Patel, who has been a partner in KPMG’s real estate deal advisory practice for nearly half a decade, put forth a timeline of 12 to 18 months where India’s real estate economy is expected to struggle with Covid-19-induced circumstances. However, he differentiated between the residential and commercial real estate segments in India, highlighting the different position for each segment.
“Residential real estate was anyway in a slightly tougher spot even before we got into Covid-19. Commercial real estate was one of the green shoots that real estate had. But with work from home and with companies trying to focus more on their core business rather than just expanding, it may have some impact on commercial real estate,” he said to the Economic Times.
Real estate has been among the stronger sectors in India’s economy for a number of years now, as involvement from the government and the private sector has driven rapid growth.
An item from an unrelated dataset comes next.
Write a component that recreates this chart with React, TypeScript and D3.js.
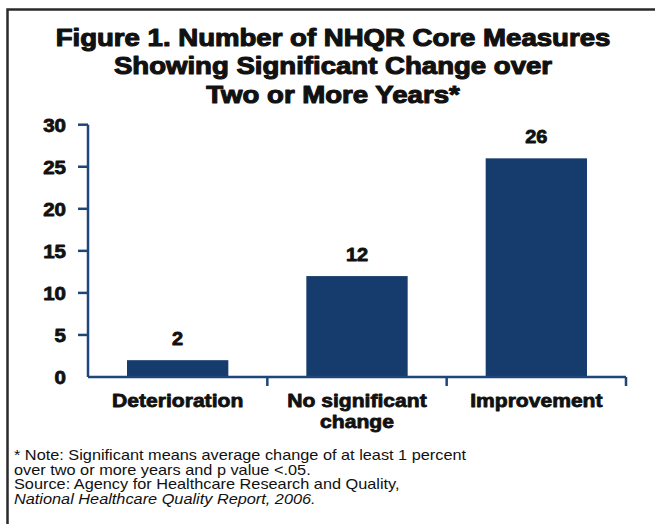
import React from "react";
import * as d3 from "d3";

// Measure counts by direction of change
const categories = ["Deterioration", "No significant change", "Improvement"];
const categoryLines = [["Deterioration"], ["No significant", "change"], ["Improvement"]];
const values = [2, 12, 26];
const yTicks = [0, 5, 10, 15, 20, 25, 30];

const titleLines = [
  "Figure 1. Number of NHQR Core Measures",
  "Showing Significant Change over",
  "Two or More Years*",
];
const noteLines = [
  "* Note: Significant means average change of at least 1 percent",
  "over two or more years and p value <.05.",
  "Source: Agency for Healthcare Research and Quality,",
];
const noteItalic = "National Healthcare Quality Report, 2006.";

const W = 655;
const H = 524;
const SX = 1.14; // horizontal stretch applied to all text
const FONT = "'Liberation Sans', Arial, Helvetica, sans-serif";
const BAR = "#163c6d";
const AXIS = "#1f4678";

const plot = { left: 88, right: 626, top: 124.7, bottom: 377 };

function T({
  x,
  y,
  size,
  anchor = "middle",
  bold = true,
  italic = false,
  heavy = 0,
  children,
}: {
  x: number;
  y: number;
  size: number;
  anchor?: "start" | "middle" | "end";
  bold?: boolean;
  italic?: boolean;
  heavy?: number;
  children: React.ReactNode;
}) {
  return (
    <g transform={`translate(${x},${y}) scale(${SX},1)`}>
      <text
        x={0}
        y={0}
        fontFamily={FONT}
        fontSize={size}
        fontWeight={bold ? 700 : 400}
        fontStyle={italic ? "italic" : "normal"}
        textAnchor={anchor}
        fill="#111"
        stroke={heavy ? "#111" : "none"}
        strokeWidth={heavy}
        strokeLinejoin="round"
      >
        {children}
      </text>
    </g>
  );
}

export default function App() {
  const x = d3
    .scaleBand<string>()
    .domain(categories)
    .range([plot.left, plot.right])
    .paddingInner(0.435)
    .paddingOuter(0.2175);
  const y = d3.scaleLinear().domain([0, 30]).range([plot.bottom, plot.top]);
  const step = x.step();
  const boundaries = categories.map((_, i) => plot.left + step * (i + 1));

  return (
    <svg
      width={W}
      height={H}
      style={{ position: "absolute", left: 0, top: 0, background: "#fff" }}
    >
      <rect x={0} y={0} width={W} height={H} fill="#fff" />
      {/* frame */}
      <path d={`M7.5,${H} V9.5 H${W}`} fill="none" stroke="#2a2a2a" strokeWidth={2.5} />

      {/* title */}
      {titleLines.map((t, i) => (
        <T key={i} x={333} y={45.7 + i * 28.7} size={24.2} heavy={1.1}>
          {t}
        </T>
      ))}

      {/* bars */}
      {categories.map((c, i) => (
        <rect
          key={c}
          x={x(c)}
          y={y(values[i])}
          width={x.bandwidth()}
          height={y(0) - y(values[i])}
          fill={BAR}
        />
      ))}

      {/* value labels */}
      {categories.map((c, i) => (
        <T key={c} x={(x(c) as number) + x.bandwidth() / 2} y={y(values[i]) - 15.5} size={17.5} heavy={0.8}>
          {values[i]}
        </T>
      ))}

      {/* axes */}
      <g stroke={AXIS} strokeWidth={2.5} fill="none">
        <line x1={plot.left} x2={plot.left} y1={y(30)} y2={y(0)} />
        {yTicks
          .filter((t) => t !== 0)
          .map((t) => (
            <line key={t} x1={plot.left - 10} x2={plot.left} y1={y(t)} y2={y(t)} />
          ))}
        <line x1={plot.left} x2={plot.right} y1={y(0)} y2={y(0)} />
        {boundaries.map((b, i) => (
          <line key={i} x1={b} x2={b} y1={y(0)} y2={y(0) + 9} />
        ))}
      </g>
      {yTicks.map((t) => (
        <T key={t} x={66} y={y(t) + 7} size={18} anchor="end" heavy={0.8}>
          {t}
        </T>
      ))}

      {/* category labels */}
      {categories.map((c, i) =>
        categoryLines[i].map((line, j) => (
          <T
            key={c + j}
            x={(x(c) as number) + x.bandwidth() / 2}
            y={406.5 + j * 21}
            size={18.5}
            heavy={0.8}
          >
            {line}
          </T>
        ))
      )}

      {/* notes */}
      {noteLines.map((t, i) => (
        <T key={i} x={14} y={460 + i * 14.5} size={14.3} anchor="start" bold={false}>
          {t}
        </T>
      ))}
      <T x={14} y={460 + 3 * 14.5} size={14.3} anchor="start" bold={false} italic>
        {noteItalic}
      </T>
    </svg>
  );
}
The commercial space has seen the bulk of this growth, with retail real estate being among the bright spots.
Previously, analysts were predicting growth of nearly 10% per year in India’s real estate market. However, the ‘work from home’ conditions under Covid-19, as well as overall economic strain is expected to dampen growth in the sector. Many businesses have begun to realise the value and cost-effectiveness of remote working, which spells trouble for commercial real estate.
However, Patel points out that the outlook is not as dark as it seems. He points to the fact that the work from home arrangements remain a crisis response for many businesses, which will be looking to get back to the office in the medium and long terms. As a result, the commercial real estate can expect a slow year or so, but there is a ray of hope in the long term.
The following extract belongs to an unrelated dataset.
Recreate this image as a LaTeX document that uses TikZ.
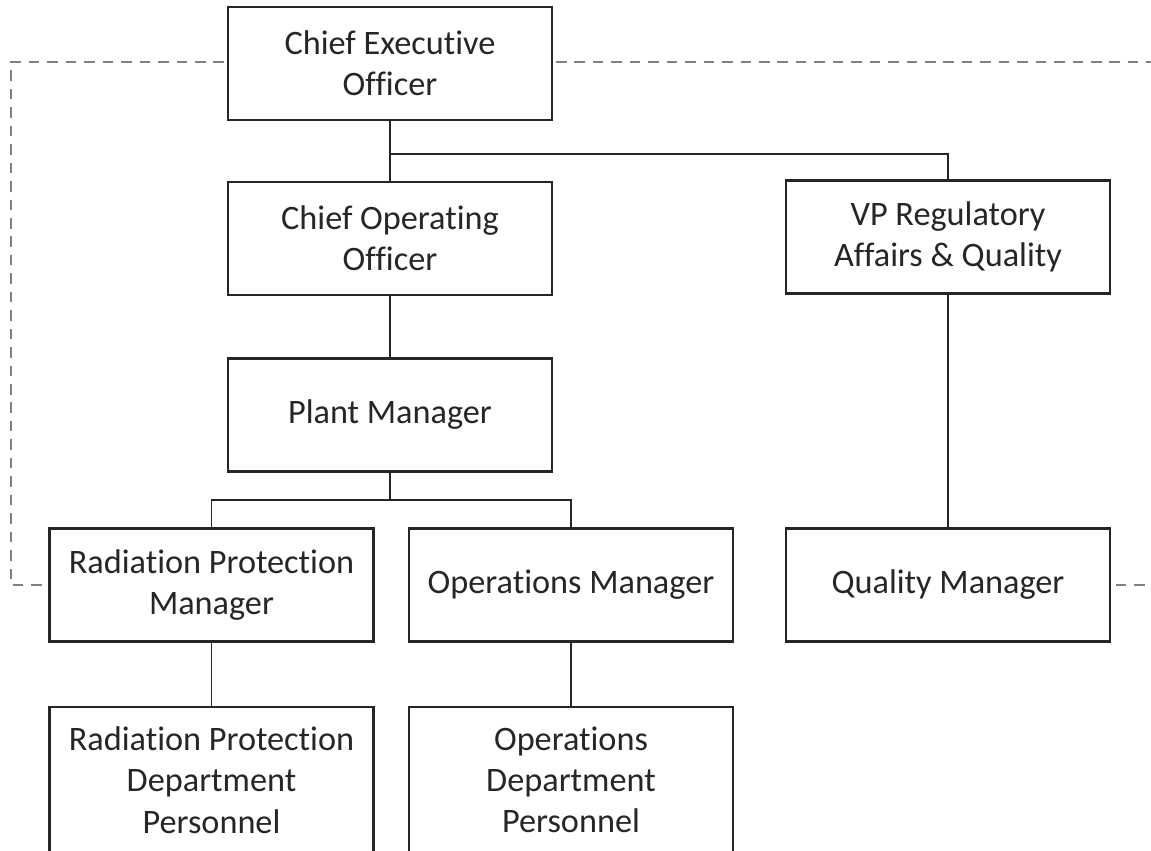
\documentclass[tikz,border=0pt]{standalone}
\usepackage{fontspec}
\setmainfont[Ligatures=NoCommon]{Carlito}
\usepackage{xcolor}
\usepackage{tikz}
\usetikzlibrary{calc,positioning}
\definecolor{dashgray}{RGB}{128,128,128}
\tikzset{
  orgbox/.style={draw=black!85, line width=1.2pt, fill=white, align=center, text centered, minimum width=6.48cm, minimum height=2.26cm, inner sep=2pt, font=\fontsize{19.5}{23.5}\selectfont, text=black!85},
  tallbox/.style={orgbox, minimum height=2.92cm},
  link/.style={draw=black!85, line width=1pt},
  dashlink/.style={draw=dashgray, line width=1.1pt, dash pattern=on 6pt off 4.5pt}
}

\begin{document}
\begin{tikzpicture}[x=0.02cm, y=-0.02cm]
  \useasboundingbox (0,0) rectangle (1151,850);
  \clip (0,0) rectangle (1151,850);
  % dashed frame behind the boxes
  \coordinate (ll) at (11,62);
  \coordinate (rr) at (1170,62);
  \draw[dashlink] (390,62) -- (ll) -- (11,585) -- (211,585);
  \draw[dashlink] (390,62) -- (rr) -- (1170,585) -- (948,585);
  % boxes
  \node[orgbox] (ceo) at (390,63.5) {Chief Executive\\Officer};
  \node[orgbox] (coo) at (390,238.5) {Chief Operating\\Officer};
  \node[orgbox] (vp) at (948,237) {VP Regulatory\\Affairs \& Quality};
  \node[orgbox] (pm) at (390,415) {Plant Manager};
  \node[orgbox] (rpm) at (211.5,585) {Radiation Protection\\Manager};
  \node[orgbox] (om) at (571,585) {Operations Manager};
  \node[orgbox] (qm) at (948,585) {Quality Manager};
  \node[tallbox] (rpdp) at (211.5,780) {Radiation Protection\\Department\\Personnel};
  \node[tallbox] (odp) at (571,780) {Operations\\Department\\Personnel};
  % connectors
  \coordinate (ceobar) at (390,154);
  \coordinate (pmbar) at (390,500);
  \draw[link] (ceo.south) -- (coo.north);
  \draw[link] (ceobar) -| (vp.north);
  \draw[link] (vp.south) -- (qm.north);
  \draw[link] (coo.south) -- (pm.north);
  \draw[link] (pm.south) -- (pmbar);
  \draw[link] (pmbar) -| (rpm.north);
  \draw[link] (pmbar) -| (om.north);
  \draw[link] (rpm.south) -- (rpdp.north);
  \draw[link] (om.south) -- (odp.north);
\end{tikzpicture}
\end{document}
There is more hope for the residential real estate segment, according to Patel. Again, the segment might have a tough year or two, but the KPMG partner highlighted that India’s vast population base will always create room for a strong residential economy. He also suggested that the circumstances might create new opportunities for residential real estate.
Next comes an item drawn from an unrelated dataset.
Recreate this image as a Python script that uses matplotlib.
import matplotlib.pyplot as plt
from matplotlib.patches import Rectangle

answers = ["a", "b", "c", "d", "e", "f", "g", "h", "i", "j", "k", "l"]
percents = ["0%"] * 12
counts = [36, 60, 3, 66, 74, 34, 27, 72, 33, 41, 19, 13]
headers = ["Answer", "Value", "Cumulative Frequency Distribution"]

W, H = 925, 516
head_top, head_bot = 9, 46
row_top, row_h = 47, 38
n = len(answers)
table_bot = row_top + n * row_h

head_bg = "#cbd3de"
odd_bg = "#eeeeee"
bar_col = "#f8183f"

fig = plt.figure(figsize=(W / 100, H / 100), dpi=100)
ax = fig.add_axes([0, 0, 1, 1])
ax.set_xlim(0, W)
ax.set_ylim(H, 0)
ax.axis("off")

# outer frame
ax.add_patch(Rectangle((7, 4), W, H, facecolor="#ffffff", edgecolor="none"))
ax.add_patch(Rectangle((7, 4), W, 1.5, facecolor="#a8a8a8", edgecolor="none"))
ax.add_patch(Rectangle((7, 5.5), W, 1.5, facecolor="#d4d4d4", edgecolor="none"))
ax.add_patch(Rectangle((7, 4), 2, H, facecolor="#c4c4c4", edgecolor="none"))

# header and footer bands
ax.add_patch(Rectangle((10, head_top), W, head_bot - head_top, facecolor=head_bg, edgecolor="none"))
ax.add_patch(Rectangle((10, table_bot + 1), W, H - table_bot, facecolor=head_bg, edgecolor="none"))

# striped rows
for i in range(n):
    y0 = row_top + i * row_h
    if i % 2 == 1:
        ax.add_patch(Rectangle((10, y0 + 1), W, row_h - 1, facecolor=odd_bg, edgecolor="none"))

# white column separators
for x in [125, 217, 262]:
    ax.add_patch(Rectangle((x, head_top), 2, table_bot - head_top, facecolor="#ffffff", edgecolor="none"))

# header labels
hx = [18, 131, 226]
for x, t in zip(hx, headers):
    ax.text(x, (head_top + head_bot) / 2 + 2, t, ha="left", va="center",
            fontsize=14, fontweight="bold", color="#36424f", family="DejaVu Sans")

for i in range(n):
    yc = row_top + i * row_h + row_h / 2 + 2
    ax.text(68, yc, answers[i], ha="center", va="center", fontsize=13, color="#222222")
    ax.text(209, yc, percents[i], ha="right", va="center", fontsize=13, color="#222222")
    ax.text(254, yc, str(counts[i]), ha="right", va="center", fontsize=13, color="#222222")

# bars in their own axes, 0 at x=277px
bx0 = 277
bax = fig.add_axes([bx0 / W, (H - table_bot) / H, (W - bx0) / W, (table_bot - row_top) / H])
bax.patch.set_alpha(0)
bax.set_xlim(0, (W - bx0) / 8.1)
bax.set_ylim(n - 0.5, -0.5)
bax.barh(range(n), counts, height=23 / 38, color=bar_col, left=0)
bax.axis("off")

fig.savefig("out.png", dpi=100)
“If work from home is the norm going forward and if that is the assumption, then the design has to include some area which is dedicated for people to work from home. Second, if people cannot physically visit to see so many locations before making a decision is made, can technology play a big role? I believe technology starting from design to construction, to selling, to financing will play a major role going forward in the residential sector,” said Patel.